Place Knowledge— understand geographical similarities and differences through the study of human and physical geography of a region of the United Kingdom, a region in a European country and a region within North or South America.

Human and Physical Geography—describe and understand the key aspects of:
- physical geography, including: climate zones, biomes and vegetation belts, rivers, mountains, volcanoes and earthquakes, and the water cycle.
- human geography, including types of settlement and land use, economic activity including trade links, and the distribution of natural resources including energy, food, minerals and water.

Geography Skills and Fieldwork
- use maps, atlases, globes and digital / computer mapping to locate countries and describe features studied.
- use the eight points of a compass, four and six-figure grid references, symbols and key (including the use of an Ordnance Survey maps) to build their knowledge of the United Kingdom and the wider world.
- use fieldwork to observe, measure, record and present the human and physical features.

GEOGRAPHY - OUR AIMS AND OBJECTIVES ARE...

Purpose of study


A high-quality geography curriculum will inspire pupils curiosity and fascination about the world and its people. It will equip pupils with knowledge about diverse places, people, resources and natural and human environments, with a deep understanding of the Earth’s key physical and human processes. Geography should help deepen their knowledge and understanding of the interaction between physical and human processes, and of the formation and use of landscapes and environments. Geographical knowledge, understanding and skills provide the frameworks and approaches that explain how the Earth’s features at different scales are shaped, interconnected and changed over time.
 

Aims
The national curriculum for geography aims to ensure that all pupils:
* develop contextual knowledge of the location of globally significant places, both terrestrial and marine.
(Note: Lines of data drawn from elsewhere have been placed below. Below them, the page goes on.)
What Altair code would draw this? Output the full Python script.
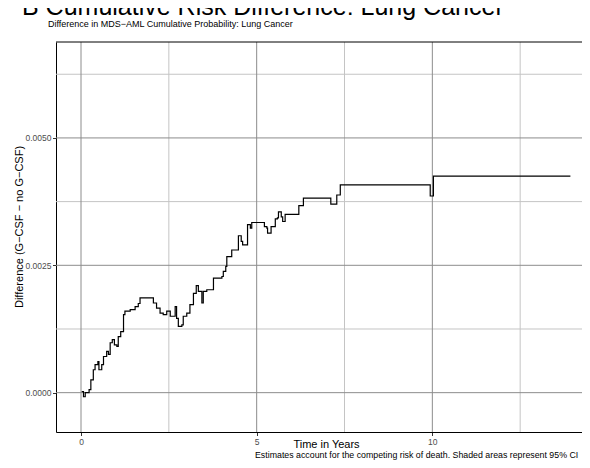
import altair as alt
import pandas as pd

# Step points of the cumulative risk difference (start time of each step, value)
times = [0.02, 0.07, 0.12, 0.23, 0.28, 0.35, 0.40, 0.48, 0.51, 0.59, 0.64, 0.73, 0.78,
         0.83, 0.89, 0.95, 1.02, 1.06, 1.13, 1.21, 1.25, 1.40, 1.54, 1.63, 1.68, 2.06,
         2.15, 2.25, 2.34, 2.44, 2.54, 2.68, 2.72, 2.77, 2.87, 2.91, 3.01, 3.10, 3.20,
         3.28, 3.34, 3.44, 3.48, 3.58, 3.77, 4.01, 4.05, 4.12, 4.15, 4.29, 4.48, 4.56,
         4.60, 4.74, 4.82, 4.86, 5.22, 5.29, 5.31, 5.41, 5.53, 5.59, 5.62, 5.70, 5.74,
         5.81, 6.20, 6.33, 7.11, 7.28, 7.38, 9.94, 10.03, 13.93]
diff_values = [0.00002, -0.00008, 0.0, 0.00006, 0.00025, 0.00045, 0.00055, 0.00061,
               0.00045, 0.00055, 0.00071, 0.00081, 0.00075, 0.00098, 0.00104, 0.00094,
               0.00091, 0.0011, 0.0012, 0.00153, 0.0016, 0.00163, 0.00169, 0.00175,
               0.00186, 0.00176, 0.00166, 0.00156, 0.00153, 0.0016, 0.0015, 0.00169,
               0.00146, 0.0013, 0.00133, 0.0015, 0.00156, 0.00173, 0.00195, 0.0021,
               0.00199, 0.00176, 0.00199, 0.00202, 0.00225, 0.00228, 0.00238, 0.00248,
               0.00267, 0.0028, 0.00308, 0.00297, 0.0029, 0.0033, 0.00323, 0.00334,
               0.00326, 0.00323, 0.00313, 0.00326, 0.00341, 0.00343, 0.00355, 0.00345,
               0.00336, 0.0035, 0.00367, 0.00382, 0.0037, 0.00388, 0.00408, 0.00386,
               0.00425, 0.00425]

x_major = [0, 5, 10]
x_minor = [2.5, 7.5, 12.5]
y_major = [0.0, 0.0025, 0.005]
y_minor = [0.00125, 0.00375, 0.00625]

title_text = "B Cumulative Risk Difference: Lung Cancer"
subtitle_text = "Difference in MDS\u2212AML Cumulative Probability: Lung Cancer"
x_title = "Time in Years"
y_title = "Difference (G\u2212CSF \u2212 no G\u2212CSF)"
caption_text = ("Estimates account for the competing risk of death.  "
                "Shaded areas represent 95% CI")

FONT = "Liberation Sans"
W, H = 526, 390
xs = alt.Scale(domain=[-0.712, 14.26], nice=False, zero=False)
ys = alt.Scale(domain=[-0.000772, 0.006883], nice=False, zero=False)

x_axis = alt.Axis(values=x_major, grid=False, title=None, labelFontSize=8.5,
                  labelPadding=1.5, tickSize=3.5)
y_axis = alt.Axis(values=y_major, format=".4f", grid=False, title=None,
                  labelFontSize=8.5, labelPadding=1.5, tickSize=3.5)

MAJOR = "#8c8c8c"
MINOR = "#c4c4c4"

v_minor = alt.Chart(pd.DataFrame({"x": x_minor})).mark_rule(color=MINOR, strokeWidth=1).encode(
    x=alt.X("x:Q", scale=xs, axis=x_axis), y=alt.value(0), y2=alt.value(H))
v_major = alt.Chart(pd.DataFrame({"x": x_major})).mark_rule(color=MAJOR, strokeWidth=1).encode(
    x=alt.X("x:Q", scale=xs, axis=x_axis), y=alt.value(0), y2=alt.value(H))
h_minor = alt.Chart(pd.DataFrame({"y": y_minor})).mark_rule(color=MINOR, strokeWidth=1).encode(
    y=alt.Y("y:Q", scale=ys, axis=y_axis), x=alt.value(0), x2=alt.value(W))
h_major = alt.Chart(pd.DataFrame({"y": y_major})).mark_rule(color=MAJOR, strokeWidth=1).encode(
    y=alt.Y("y:Q", scale=ys, axis=y_axis), x=alt.value(0), x2=alt.value(W))

df = pd.DataFrame({"t": times, "v": diff_values})
line = alt.Chart(df).mark_line(interpolate="step-after", color="black", strokeWidth=1.2).encode(
    x=alt.X("t:Q", scale=xs, axis=x_axis),
    y=alt.Y("v:Q", scale=ys, axis=y_axis),
)

one = pd.DataFrame({"a": [0]})
top_border = alt.Chart(one).mark_rule(color="black", strokeWidth=1).encode(
    x=alt.value(0), x2=alt.value(W), y=alt.value(0))


def label(text, x, y, size, align="left", baseline="alphabetic", angle=0, color="black"):
    return alt.Chart(one).mark_text(
        text=text, font=FONT, fontSize=size, align=align, baseline=baseline,
        angle=angle, color=color).encode(x=alt.value(x), y=alt.value(y))


title = label(title_text, -34, -27, 25)
subtitle = label(subtitle_text, -8, -15.5, 9)
xt = label(x_title, 270.5, 405.5, 11, align="center")
yt = label(y_title, -36, 185, 11, align="center", baseline="middle", angle=270)
cap = label(caption_text, 199, 416.3, 8.8)

chart = alt.layer(
    v_minor, h_minor, v_major, h_major, line, top_border,
    title, subtitle, xt, yt, cap
).properties(
    width=W, height=H,
    padding={"left": 48, "top": 34, "right": 0, "bottom": 28},
    autosize=alt.AutoSizeParams(type="none"),
    background="white",
).configure_view(stroke=None).configure_axis(
    domainColor="black", domainWidth=1, tickColor="#333333", labelColor="#4d4d4d",
    labelFont=FONT,
)

chart.save("out.html", embed_options={"renderer": "svg", "actions": False})
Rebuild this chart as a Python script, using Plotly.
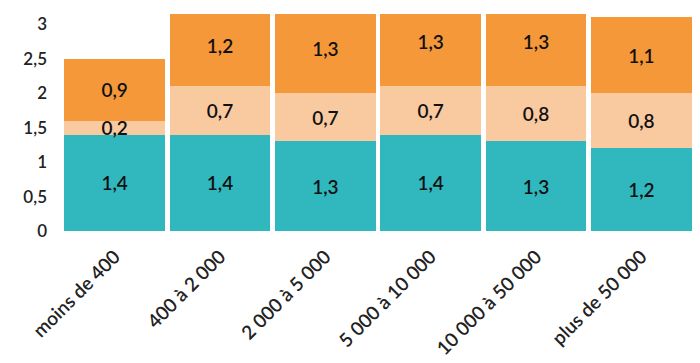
import plotly.graph_objects as go

categories = ["moins de 400", "400 à 2 000", "2 000 à 5 000", "5 000 à 10 000", "10 000 à 50 000", "plus de 50 000"]
serie_bas = [1.4, 1.4, 1.3, 1.4, 1.3, 1.2]
serie_milieu = [0.2, 0.7, 0.7, 0.7, 0.8, 0.8]
serie_haut = [0.9, 1.2, 1.3, 1.3, 1.3, 1.1]
y_ticks = [0, 0.5, 1, 1.5, 2, 2.5, 3]
y_tick_labels = ["0", "0,5", "1", "1,5", "2", "2,5", "3"]

def fmt(vals):
    return [f"{v:.1f}".replace(".", ",") for v in vals]

colors = ["#31B8BF", "#F9C9A0", "#F5983A"]
fig = go.Figure()
for vals, col in zip([serie_bas, serie_milieu, serie_haut], colors):
    fig.add_trace(go.Bar(
        x=categories, y=vals, marker=dict(color=col, line=dict(width=0)),
        text=fmt(vals), textposition="inside", insidetextanchor="middle",
        constraintext="none", cliponaxis=True,
        textfont=dict(color="#111111", size=19, family="Lato", weight=600),
        hoverinfo="skip",
    ))

fig.update_layout(
    barmode="stack", bargap=0.045,
    width=700, height=363,
    margin=dict(l=62, r=6, t=14, b=132),
    paper_bgcolor="white", plot_bgcolor="white",
    showlegend=False,
    font=dict(family="Lato", color="#222222"),
)
fig.update_yaxes(range=[0, 3.15], tickvals=y_ticks, ticktext=y_tick_labels,
                 showgrid=False, zeroline=False, showline=False, automargin=False,
                 tickfont=dict(size=17, color="#222222", weight=600), ticks="", ticklabelstandoff=14)
fig.update_xaxes(tickangle=-45, showgrid=False, showline=False, ticks="",
                 ticklabelstandoff=10, automargin=False,
                 tickfont=dict(size=19, color="#222222", weight=600))
fig.write_html("out.html")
This includes their defining physical and human characteristics and how these provide a geographical context for understanding the actions of processes
* understand the processes that give rise to key physical and human geographical features of the world, how these are interdependent and how they bring about spatial variation and change over time. * are competent in the geographical skills needed to:
- collect, analyse and communicate with a range of data gathered through experiences of fieldwork that deepen their understanding of geographical processes
- interpret a range of geographical information, including maps, diagrams, globes, aerial photographs and Geographical Information Systems (GIS)
- communicate geographical information in a variety of ways, through maps, numerical and quantitative skills and writing at length.

At Airedale Juniors we aim to ensure Geography provokes and answers questions about the natural and human world, using different scales of enquiry to view them from different perspectives. It develops knowledge of places and environment throughout the world, an understanding of maps, and a range of investigative and problem solving skills both inside and outside the classroom. As children study geography, they encounter different societies and cultures. It can inspire them to think about their own place in the world, their values and their rights and responsibilities to other people and for our planet as a whole.